Received the CD SNL-G-508 today. About a weeks time to ship from France. The cover and CD art are VERY nice and it appears that the SNL is duplicated EXACTLY. I used xpdf (I mainly use Slackware LINUX, but also Windows for graphics work) and I had full use of the PDF. Links work and the text/picture are EXCELLENT.
Another nice attention to detail is that the pages are rotated from portrait to landscape as necessary. The part number are landscape to they read across the screen like the paper TM, and images/figures also switch as needed. Nice touch to keep everything laid out so you are not tilting your head to look at the figures.

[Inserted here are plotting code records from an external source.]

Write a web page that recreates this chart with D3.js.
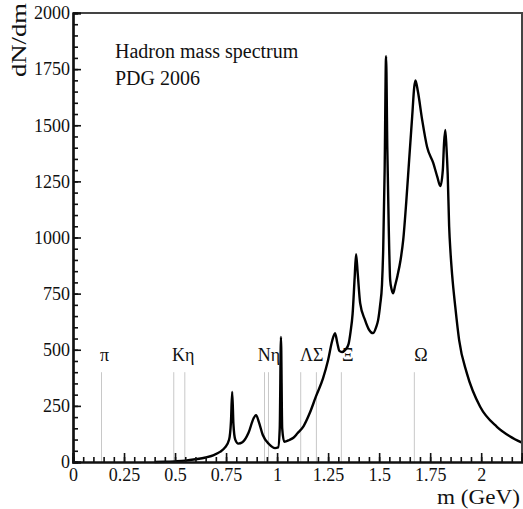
<!DOCTYPE html>
<html><head><meta charset="utf-8">
<script src="https://cdn.jsdelivr.net/npm/d3@7"></script>
<style>
body{margin:0;background:#fff;}
text{font-family:"Liberation Serif","Times New Roman",serif;fill:#111;}
</style></head>
<body><svg id="c" width="523" height="509"></svg>
<script>
// Spectrum curve: mass (GeV) and dN/dm
const mass = [0.40,0.45,0.50,0.55,0.60,0.65,0.69,0.72,0.745,0.765,0.774,0.780,0.786,0.795,0.81,0.83,0.86,0.885,0.897,0.91,0.93,0.96,0.99,1.005,1.013,1.019,1.025,1.035,1.06,1.08,1.10,1.13,1.16,1.19,1.225,1.25,1.27,1.284,1.295,1.305,1.318,1.335,1.35,1.36,1.37,1.38,1.387,1.395,1.407,1.431,1.45,1.47,1.485,1.495,1.505,1.514,1.52,1.527,1.534,1.540,1.547,1.554,1.561,1.569,1.578,1.59,1.605,1.618,1.633,1.647,1.662,1.672,1.678,1.69,1.711,1.735,1.765,1.785,1.80,1.812,1.818,1.824,1.83,1.836,1.843,1.85,1.858,1.873,1.892,1.93,1.995,2.077,2.14,2.20];
const dNdm = [0,1,3,6,12,20,31,45,65,100,180,312,170,100,82,88,130,195,209,180,120,80,62,65,150,557,150,90,98,108,128,160,218,291,372,454,540,574,530,495,490,500,525,580,660,820,926,840,708,632,590,574,600,632,700,790,950,1300,1808,1400,1050,811,770,752,785,830,900,989,1160,1345,1540,1670,1700,1650,1523,1403,1332,1270,1229,1300,1420,1479,1400,1280,1050,930,830,692,543,395,246,157,115,86];
// Particle markers
const particleMass = [0.1396,0.4937,0.5479,0.9383,0.9578,1.1157,1.1926,1.3149,1.6725];
const labelText = ["π","Kη","Nη","ΛΣ","Ξ","Ω"];
const labelMass = [0.132,0.485,0.905,1.112,1.318,1.672];
// Ticks
const xTicks = [0,0.25,0.5,0.75,1,1.25,1.5,1.75,2];
const yTicks = [0,250,500,750,1000,1250,1500,1750,2000];

const L=73,R=522,T=13,B=462;
const svg=d3.select("#c");
const x=d3.scaleLinear().domain([0,2.2]).range([L,R]);
const y=d3.scaleLinear().domain([0,2000]).range([B,T]);

// gray marker lines
svg.append("g").selectAll("line").data(particleMass).join("line")
 .attr("x1",d=>x(d)).attr("x2",d=>x(d)).attr("y1",y(0)).attr("y2",y(400))
 .attr("stroke","#c8c8c8").attr("stroke-width",1);
svg.append("g").selectAll("text").data(labelText).join("text")
 .attr("x",(d,i)=>x(labelMass[i])).attr("y",y(450)).attr("font-size",18).text(d=>d);

// curve
const line=d3.line().x((d,i)=>x(mass[i])).y(d=>y(d)).curve(d3.curveMonotoneX);
svg.append("path").attr("d",line(dNdm)).attr("fill","none").attr("stroke","#000").attr("stroke-width",2.4).attr("stroke-linejoin","round");

// frame top/right
svg.append("path").attr("d",`M${L},${T}H${R}V${B}`).attr("fill","none").attr("stroke","#444").attr("stroke-width",2);

// axes
const xMinor=d3.range(0,2.2001,0.05);
const yMinor=d3.range(0,2001,50);
const gx=svg.append("g").attr("transform",`translate(0,${B})`);
gx.call(d3.axisBottom(x).tickValues(xMinor).tickSize(-5).tickFormat(""));
gx.append("g").call(d3.axisBottom(x).tickValues(xTicks).tickSize(-9).tickPadding(6).tickFormat(d=>String(d)));
const gy=svg.append("g").attr("transform",`translate(${L},0)`);
gy.call(d3.axisLeft(y).tickValues(yMinor).tickSize(-5).tickFormat(""));
gy.append("g").call(d3.axisLeft(y).tickValues(yTicks).tickSize(-8).tickPadding(3).tickFormat(d=>String(d)));
svg.selectAll(".domain").attr("stroke","#111").attr("stroke-width",2.2);
svg.selectAll(".tick line").attr("stroke","#111").attr("stroke-width",1.6);
svg.selectAll(".tick text").attr("font-size",18).attr("font-family","Liberation Serif").attr("fill","#111");

// titles
svg.append("text").attr("x",115).attr("y",58).attr("font-size",20).text("Hadron mass spectrum");
svg.append("text").attr("x",115).attr("y",85).attr("font-size",20).text("PDG 2006");
svg.append("text").attr("x",520).attr("y",504).attr("text-anchor","end").attr("font-size",21)
 .attr("textLength",83).attr("lengthAdjust","spacingAndGlyphs").text("m (GeV)");
svg.append("text").attr("transform","translate(26,3) rotate(-90)").attr("text-anchor","end").attr("font-size",20)
 .attr("textLength",74).attr("lengthAdjust","spacingAndGlyphs").text("dN/dm");
</script></body></html>
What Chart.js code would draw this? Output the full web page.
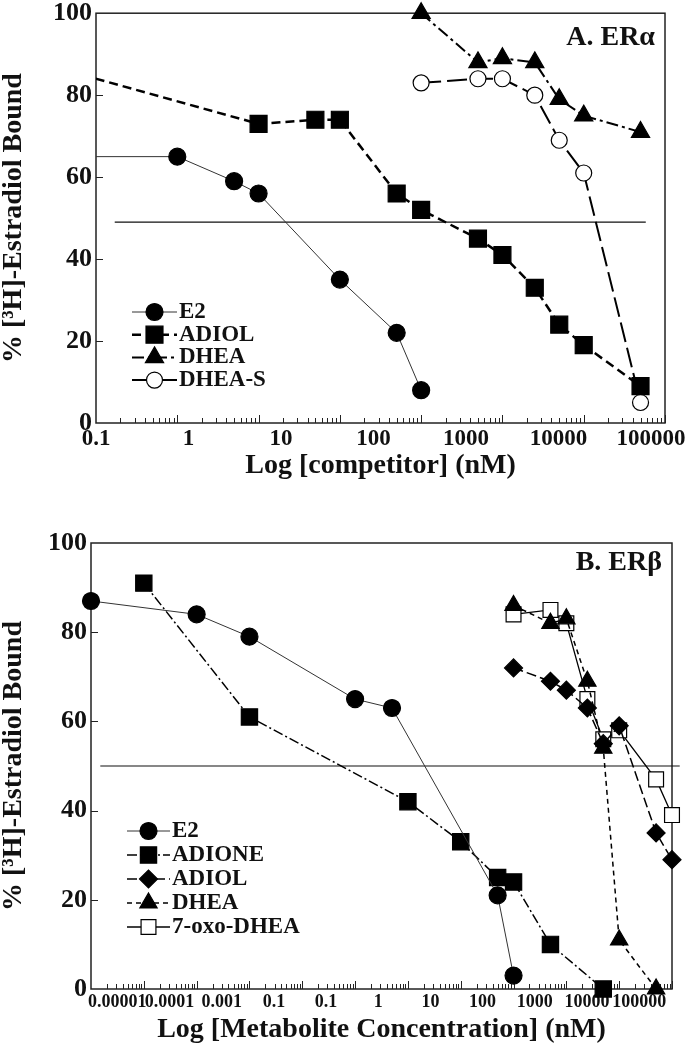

In the xpdf I could not use the search function. So hitting F3 and typing in cylinder got me nothing. I will try later in Acrobat Reader 8.0 and see if I can search. It would be nice to search the catalog by part number, but most PDFs are not OCRd, rather they are vector images.
The watermark is NOT obtrusive, but I DID find some handwritten notes. The original PN was crossed out and another number written in. I find that odd that it was not corrected.
Heres an example of the writing, the numerals are clearly European.
- snl1.png (55.1 KiB) Viewed 5630 times
Quality of the scan.. my favorite object, the fuel bowl sight plug (
AW) that some people say are not there
- carb.png (79.66 KiB) Viewed 5630 times
Printing out a page is pretty painless. Quality is excellent although you can tell if the image was edited. I printed page 110 figure 03-1 and there were some 'shadows' (for lack of a better word) that look like either scanning artifacts, processing or clean up artifacts. Nothing that takes away from the image quality. Not as good an an original TM, but a very nice gray scale, not the blotchy black and white of old scanned TMs.
All in all I rate this CD an 9.
The pros are its reasonable cost. No where else are you getting an SNL-G508 for $20, and the chapters are linked. The watermark is unobtrusive (the original work is public domain, and publishing of the CD give the author NO COPYRIGHT WHATSOEVER) I can see why they put it there. The images are clean and clear.
The only down side is that some part number are unreadable due to handwriting. I found the one example by chance, I hope there are not many more. OCRing the text would have been a great bonus.